①従来の3線防衛モデルは、企業のリスク・マネジメント(ERM)の観点で設計されたものであるが、新しいモデルはリスク・マネジメントに限定せず、組織目標を達成するためのガバナンスの観点から各組織の役割を再構築したものである。
②従来の1線(リスクオーナー),2線(リスク管理)、3線(内部監査)は防衛ラインとして執行部門のもとで並列していたが、新しいモデルでは3線である内部監査部門は統治機関(一般的には取締役会ないし監査委員会)の指揮命令系統のもとで執行部門から完全に独立した組織となる。
③1線と2線については、従来、執行部門のもとで2線はリスク管理部署として、1線からの独立が原則であったが、新しい3線モデルでは、1線がリスク管理責任を負う主体とし、2線はコンプライアンスやリスク・マネジメントなど専門的見地や先進的な取り組みの導入など1線を支援する機能を担い、リスク管理では副次的な責任にとどまり、必ずしも1線からの独立を求めていない。
④3線である内部監査部門は、従来以上に独立性、客観性を確保して統治機関(一般的には取締役会)への説明責任を有する。内部監査部門は、執行部門と発見事項の報告や改善指示などを含め、経営目的達成のために協調関係を維持しなくてはならないが、執行部門からの指揮命令系統にはいらず、その独立性がより一層重視されている。
最新の3線モデルの一番のポイント
最新の3線モデルの一番のポイントは、内部監査部門が執行部門から完全に独立し、経営目標達成のために統治機関の「目となり、耳となる」ことと言い換えることもできる。 昨年6月金融庁が「金融機関の内部監査の高度化に向けた現状と課題」というレポートを発表し、金融当局が経営監査に向け高度化を促していることは周知のとおりである。内部監査部門が経営監査を実践すること、すなわち統治機関に経営課題を示し、その解決策を提示する重要な機能を全うするためには、執行部門の影響や制約をうけることなく独立した立場を獲得することが必要ということをこのモデルは示している。
日本企業への示唆
近年、多くの日本企業においても内部監査部門が、組織図上は監査(等)委員会に直属しているガバナンス構造をとっている会社が増えてきている。しかしながら、こうしたガバナンス構造をとりながらも、例えば執行部門をレポーティングとして残す、CAEの任命に執行部門が関与する、内部監査資源の確保にあたり執行部門に事前の了解をとるなど、内部監査部門が執行部門の影響を完全に排除できていない会社が、筆者の知る限り依然として多い。

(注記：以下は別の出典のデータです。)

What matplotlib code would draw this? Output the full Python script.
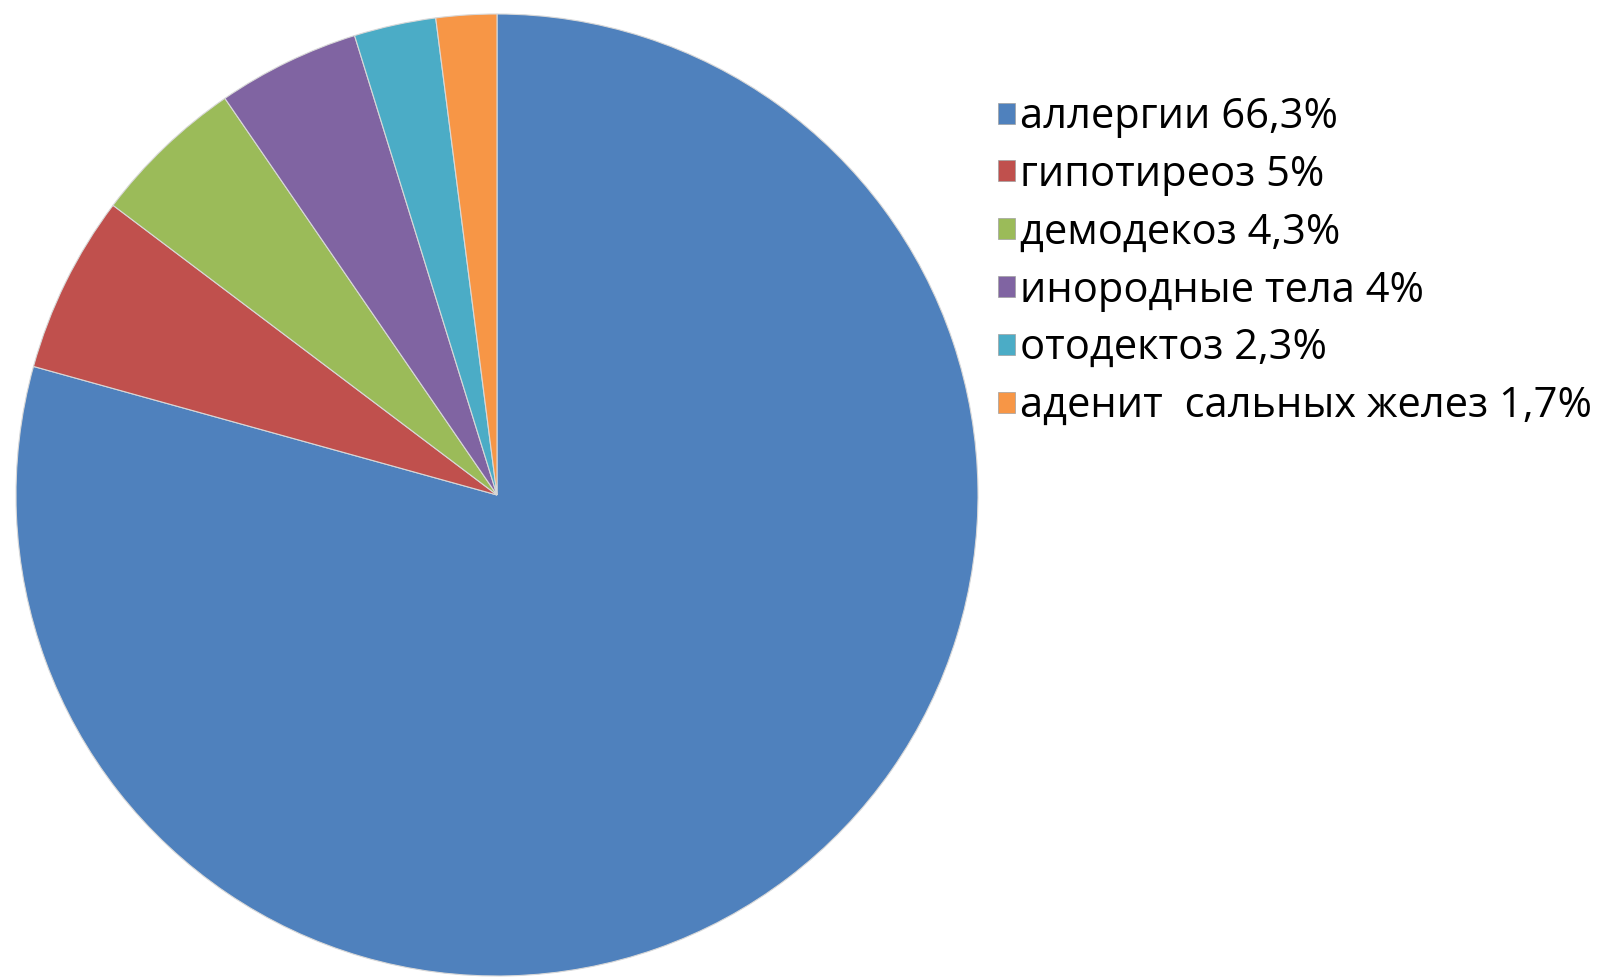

また、IIAのモデルでは、CAEは執行部門から独立し取締役会と直接的な対話をし、執行部門のトップとほぼ対等な地位を描いているが、本邦ではCAEの地位が上がってきているとは言えまだその水準にまでは至っていない。
この3線モデルは、内部監査部門が経営監査を実践しさらに洞察提供者あるいは信頼されるアドバイザーとして成熟するためにクリアしなければならない大きな課題を提示してくれている。